## Raw records
──────────────────────────────

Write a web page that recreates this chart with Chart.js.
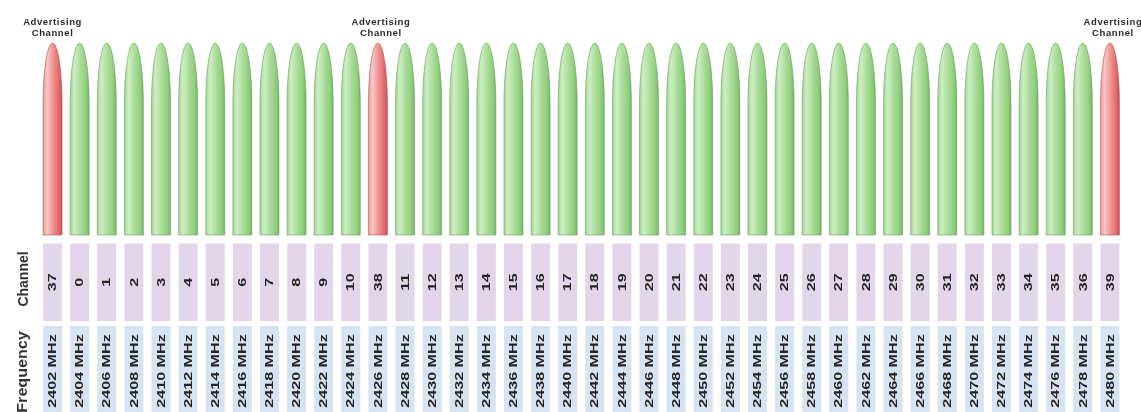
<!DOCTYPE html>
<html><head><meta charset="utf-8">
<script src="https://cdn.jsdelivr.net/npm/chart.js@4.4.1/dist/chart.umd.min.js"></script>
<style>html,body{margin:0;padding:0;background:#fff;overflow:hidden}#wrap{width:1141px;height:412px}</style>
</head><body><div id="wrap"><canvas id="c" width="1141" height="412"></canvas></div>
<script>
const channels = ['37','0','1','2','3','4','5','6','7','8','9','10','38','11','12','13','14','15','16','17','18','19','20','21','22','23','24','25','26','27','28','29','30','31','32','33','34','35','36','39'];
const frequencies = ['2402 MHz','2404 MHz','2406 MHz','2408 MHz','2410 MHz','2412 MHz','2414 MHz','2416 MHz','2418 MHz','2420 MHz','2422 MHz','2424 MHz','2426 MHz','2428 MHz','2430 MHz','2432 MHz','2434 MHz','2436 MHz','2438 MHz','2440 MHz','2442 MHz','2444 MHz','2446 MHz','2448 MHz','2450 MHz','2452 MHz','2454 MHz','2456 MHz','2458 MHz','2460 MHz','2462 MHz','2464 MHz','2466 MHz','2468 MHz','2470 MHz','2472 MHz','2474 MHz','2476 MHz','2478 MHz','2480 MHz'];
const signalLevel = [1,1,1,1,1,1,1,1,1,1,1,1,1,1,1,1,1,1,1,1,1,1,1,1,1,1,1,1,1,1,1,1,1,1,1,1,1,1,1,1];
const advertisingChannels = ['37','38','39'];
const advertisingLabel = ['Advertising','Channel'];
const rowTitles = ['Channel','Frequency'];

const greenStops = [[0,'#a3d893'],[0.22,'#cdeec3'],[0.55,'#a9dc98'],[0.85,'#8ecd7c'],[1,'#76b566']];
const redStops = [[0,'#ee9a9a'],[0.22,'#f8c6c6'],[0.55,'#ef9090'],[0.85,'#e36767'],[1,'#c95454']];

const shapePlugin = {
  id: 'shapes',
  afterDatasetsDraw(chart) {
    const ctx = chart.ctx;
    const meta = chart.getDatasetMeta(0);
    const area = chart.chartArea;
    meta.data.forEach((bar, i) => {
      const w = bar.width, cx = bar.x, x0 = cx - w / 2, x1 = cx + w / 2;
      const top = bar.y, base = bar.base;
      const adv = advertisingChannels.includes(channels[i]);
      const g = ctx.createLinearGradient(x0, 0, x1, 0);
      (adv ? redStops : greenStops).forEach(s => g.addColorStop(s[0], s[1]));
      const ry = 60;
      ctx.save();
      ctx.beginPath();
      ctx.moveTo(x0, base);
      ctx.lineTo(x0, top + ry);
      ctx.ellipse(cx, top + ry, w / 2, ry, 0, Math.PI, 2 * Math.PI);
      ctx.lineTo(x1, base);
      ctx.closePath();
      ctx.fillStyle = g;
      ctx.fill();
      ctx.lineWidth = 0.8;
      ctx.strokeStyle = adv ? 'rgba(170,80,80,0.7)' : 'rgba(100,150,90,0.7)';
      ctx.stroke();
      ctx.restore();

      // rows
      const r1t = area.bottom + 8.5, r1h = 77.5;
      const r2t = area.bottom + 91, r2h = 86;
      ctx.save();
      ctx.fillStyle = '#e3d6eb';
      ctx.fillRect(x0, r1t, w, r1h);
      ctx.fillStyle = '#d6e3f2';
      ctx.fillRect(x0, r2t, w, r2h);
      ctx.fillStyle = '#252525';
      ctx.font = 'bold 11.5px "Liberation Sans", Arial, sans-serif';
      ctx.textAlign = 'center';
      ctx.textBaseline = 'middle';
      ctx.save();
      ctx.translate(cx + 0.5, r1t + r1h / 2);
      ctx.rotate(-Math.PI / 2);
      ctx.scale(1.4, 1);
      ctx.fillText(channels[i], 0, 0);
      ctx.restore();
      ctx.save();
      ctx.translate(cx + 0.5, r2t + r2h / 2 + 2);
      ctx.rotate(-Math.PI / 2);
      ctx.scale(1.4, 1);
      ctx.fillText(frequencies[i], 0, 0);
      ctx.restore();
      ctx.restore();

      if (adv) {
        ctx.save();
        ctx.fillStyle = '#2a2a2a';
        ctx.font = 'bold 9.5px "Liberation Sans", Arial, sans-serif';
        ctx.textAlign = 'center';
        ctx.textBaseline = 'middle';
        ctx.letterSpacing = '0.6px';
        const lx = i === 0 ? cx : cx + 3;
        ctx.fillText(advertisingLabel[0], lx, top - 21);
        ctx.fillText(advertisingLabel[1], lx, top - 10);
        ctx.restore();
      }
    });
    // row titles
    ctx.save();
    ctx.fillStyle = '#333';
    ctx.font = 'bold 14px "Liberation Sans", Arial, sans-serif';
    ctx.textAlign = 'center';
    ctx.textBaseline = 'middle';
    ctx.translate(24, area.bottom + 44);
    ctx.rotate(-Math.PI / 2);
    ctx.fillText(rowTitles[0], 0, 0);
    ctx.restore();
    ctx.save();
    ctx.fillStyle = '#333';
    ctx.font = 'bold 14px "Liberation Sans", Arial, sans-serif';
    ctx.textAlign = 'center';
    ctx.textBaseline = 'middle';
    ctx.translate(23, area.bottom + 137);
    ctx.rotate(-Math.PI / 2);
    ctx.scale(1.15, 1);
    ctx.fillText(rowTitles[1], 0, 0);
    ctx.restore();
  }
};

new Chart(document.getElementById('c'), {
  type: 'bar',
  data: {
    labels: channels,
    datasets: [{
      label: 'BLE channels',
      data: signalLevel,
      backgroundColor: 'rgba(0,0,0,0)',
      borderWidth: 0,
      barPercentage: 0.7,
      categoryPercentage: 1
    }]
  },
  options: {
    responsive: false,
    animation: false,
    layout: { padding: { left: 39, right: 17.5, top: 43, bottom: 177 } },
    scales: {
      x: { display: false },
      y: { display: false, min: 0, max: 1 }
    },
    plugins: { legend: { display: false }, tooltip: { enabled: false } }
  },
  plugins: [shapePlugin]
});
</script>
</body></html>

──────────────────────────────

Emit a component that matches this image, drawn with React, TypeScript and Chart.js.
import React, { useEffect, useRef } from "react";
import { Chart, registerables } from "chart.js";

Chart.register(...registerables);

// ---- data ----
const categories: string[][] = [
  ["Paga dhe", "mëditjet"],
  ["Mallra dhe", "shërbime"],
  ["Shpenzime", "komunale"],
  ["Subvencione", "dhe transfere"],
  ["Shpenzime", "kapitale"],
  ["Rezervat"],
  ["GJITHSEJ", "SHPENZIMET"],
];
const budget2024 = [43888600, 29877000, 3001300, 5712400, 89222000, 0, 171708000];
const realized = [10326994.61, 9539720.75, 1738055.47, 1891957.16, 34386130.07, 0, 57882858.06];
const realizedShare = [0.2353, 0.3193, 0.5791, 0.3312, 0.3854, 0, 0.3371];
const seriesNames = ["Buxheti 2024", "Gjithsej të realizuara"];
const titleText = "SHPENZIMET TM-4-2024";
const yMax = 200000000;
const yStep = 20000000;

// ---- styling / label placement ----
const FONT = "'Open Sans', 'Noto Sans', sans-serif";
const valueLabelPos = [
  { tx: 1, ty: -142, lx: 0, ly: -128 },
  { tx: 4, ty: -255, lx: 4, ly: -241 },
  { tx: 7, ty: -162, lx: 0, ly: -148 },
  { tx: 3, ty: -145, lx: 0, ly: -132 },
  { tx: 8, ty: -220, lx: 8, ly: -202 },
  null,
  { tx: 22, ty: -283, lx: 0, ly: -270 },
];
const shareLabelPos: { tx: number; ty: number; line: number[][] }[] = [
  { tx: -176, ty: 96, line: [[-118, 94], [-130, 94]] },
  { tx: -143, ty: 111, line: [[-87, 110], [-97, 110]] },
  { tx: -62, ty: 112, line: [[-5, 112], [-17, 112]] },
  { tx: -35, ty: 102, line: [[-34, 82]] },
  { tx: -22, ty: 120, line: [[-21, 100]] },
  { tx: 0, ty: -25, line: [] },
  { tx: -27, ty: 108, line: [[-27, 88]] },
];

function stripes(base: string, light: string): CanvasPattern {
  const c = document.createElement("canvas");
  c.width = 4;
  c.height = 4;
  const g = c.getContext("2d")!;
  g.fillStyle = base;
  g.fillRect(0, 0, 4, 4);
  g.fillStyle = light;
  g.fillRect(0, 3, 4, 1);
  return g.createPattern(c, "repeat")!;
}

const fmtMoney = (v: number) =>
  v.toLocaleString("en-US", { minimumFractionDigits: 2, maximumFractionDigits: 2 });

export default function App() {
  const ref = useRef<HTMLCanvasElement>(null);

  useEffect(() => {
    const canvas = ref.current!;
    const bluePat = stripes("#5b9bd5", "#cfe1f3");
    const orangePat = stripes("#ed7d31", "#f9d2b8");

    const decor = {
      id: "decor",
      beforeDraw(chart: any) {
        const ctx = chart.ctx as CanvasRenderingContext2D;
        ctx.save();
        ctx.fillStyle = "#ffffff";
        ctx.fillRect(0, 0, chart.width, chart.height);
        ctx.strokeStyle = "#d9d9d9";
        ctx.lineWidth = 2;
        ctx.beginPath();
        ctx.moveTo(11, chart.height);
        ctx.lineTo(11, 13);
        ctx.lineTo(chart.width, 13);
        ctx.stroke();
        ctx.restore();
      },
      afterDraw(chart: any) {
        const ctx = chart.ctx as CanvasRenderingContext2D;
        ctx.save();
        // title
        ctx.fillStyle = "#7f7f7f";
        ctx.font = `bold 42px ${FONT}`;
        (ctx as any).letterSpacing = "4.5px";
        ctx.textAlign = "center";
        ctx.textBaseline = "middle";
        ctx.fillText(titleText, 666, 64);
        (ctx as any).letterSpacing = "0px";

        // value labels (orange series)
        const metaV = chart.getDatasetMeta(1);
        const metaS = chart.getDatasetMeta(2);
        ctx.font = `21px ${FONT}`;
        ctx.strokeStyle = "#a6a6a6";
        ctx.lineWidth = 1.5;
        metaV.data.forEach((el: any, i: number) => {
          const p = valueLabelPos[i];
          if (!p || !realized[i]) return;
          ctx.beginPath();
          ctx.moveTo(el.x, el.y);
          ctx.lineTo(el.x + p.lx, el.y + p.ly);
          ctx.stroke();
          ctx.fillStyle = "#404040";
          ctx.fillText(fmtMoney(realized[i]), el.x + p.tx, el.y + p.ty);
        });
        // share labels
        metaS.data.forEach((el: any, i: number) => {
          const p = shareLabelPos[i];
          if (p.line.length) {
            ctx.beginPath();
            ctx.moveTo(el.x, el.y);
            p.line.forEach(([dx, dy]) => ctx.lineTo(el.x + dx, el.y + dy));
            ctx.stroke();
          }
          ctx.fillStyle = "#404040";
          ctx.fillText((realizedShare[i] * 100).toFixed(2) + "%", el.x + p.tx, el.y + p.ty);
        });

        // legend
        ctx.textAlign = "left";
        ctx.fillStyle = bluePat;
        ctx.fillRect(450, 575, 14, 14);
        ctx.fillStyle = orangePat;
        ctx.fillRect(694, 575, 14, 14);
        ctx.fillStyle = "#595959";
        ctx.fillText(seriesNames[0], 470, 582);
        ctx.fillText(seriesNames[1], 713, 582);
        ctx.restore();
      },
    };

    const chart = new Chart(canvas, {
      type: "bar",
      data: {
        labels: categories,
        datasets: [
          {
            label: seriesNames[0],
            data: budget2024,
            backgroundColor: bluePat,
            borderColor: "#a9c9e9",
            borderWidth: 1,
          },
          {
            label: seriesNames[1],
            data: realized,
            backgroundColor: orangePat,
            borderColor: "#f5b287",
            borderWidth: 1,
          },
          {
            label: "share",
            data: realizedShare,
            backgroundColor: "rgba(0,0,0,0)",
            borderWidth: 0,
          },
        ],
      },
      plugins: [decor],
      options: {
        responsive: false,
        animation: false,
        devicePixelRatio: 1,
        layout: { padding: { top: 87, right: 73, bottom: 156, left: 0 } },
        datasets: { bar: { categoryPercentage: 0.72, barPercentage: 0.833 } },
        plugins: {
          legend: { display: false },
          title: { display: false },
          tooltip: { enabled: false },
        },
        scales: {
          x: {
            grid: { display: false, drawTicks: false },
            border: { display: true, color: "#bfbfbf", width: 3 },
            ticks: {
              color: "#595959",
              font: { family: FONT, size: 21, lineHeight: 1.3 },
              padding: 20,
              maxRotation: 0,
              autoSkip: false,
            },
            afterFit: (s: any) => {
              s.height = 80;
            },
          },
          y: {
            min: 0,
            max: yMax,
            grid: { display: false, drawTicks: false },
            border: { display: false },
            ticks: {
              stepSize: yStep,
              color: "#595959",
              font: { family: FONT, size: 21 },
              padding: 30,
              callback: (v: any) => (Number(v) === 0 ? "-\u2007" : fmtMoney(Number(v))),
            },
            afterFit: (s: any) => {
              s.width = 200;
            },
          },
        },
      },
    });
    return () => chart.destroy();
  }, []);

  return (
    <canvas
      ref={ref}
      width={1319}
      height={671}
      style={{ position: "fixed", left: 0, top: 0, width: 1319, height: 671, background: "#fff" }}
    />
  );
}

──────────────────────────────

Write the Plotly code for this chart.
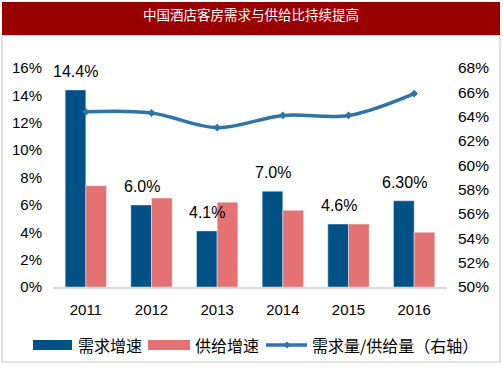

──────────────────────────────

## Work to do
Say how many lines of the data include the word "that". Respond with the number alone.

## The answer
2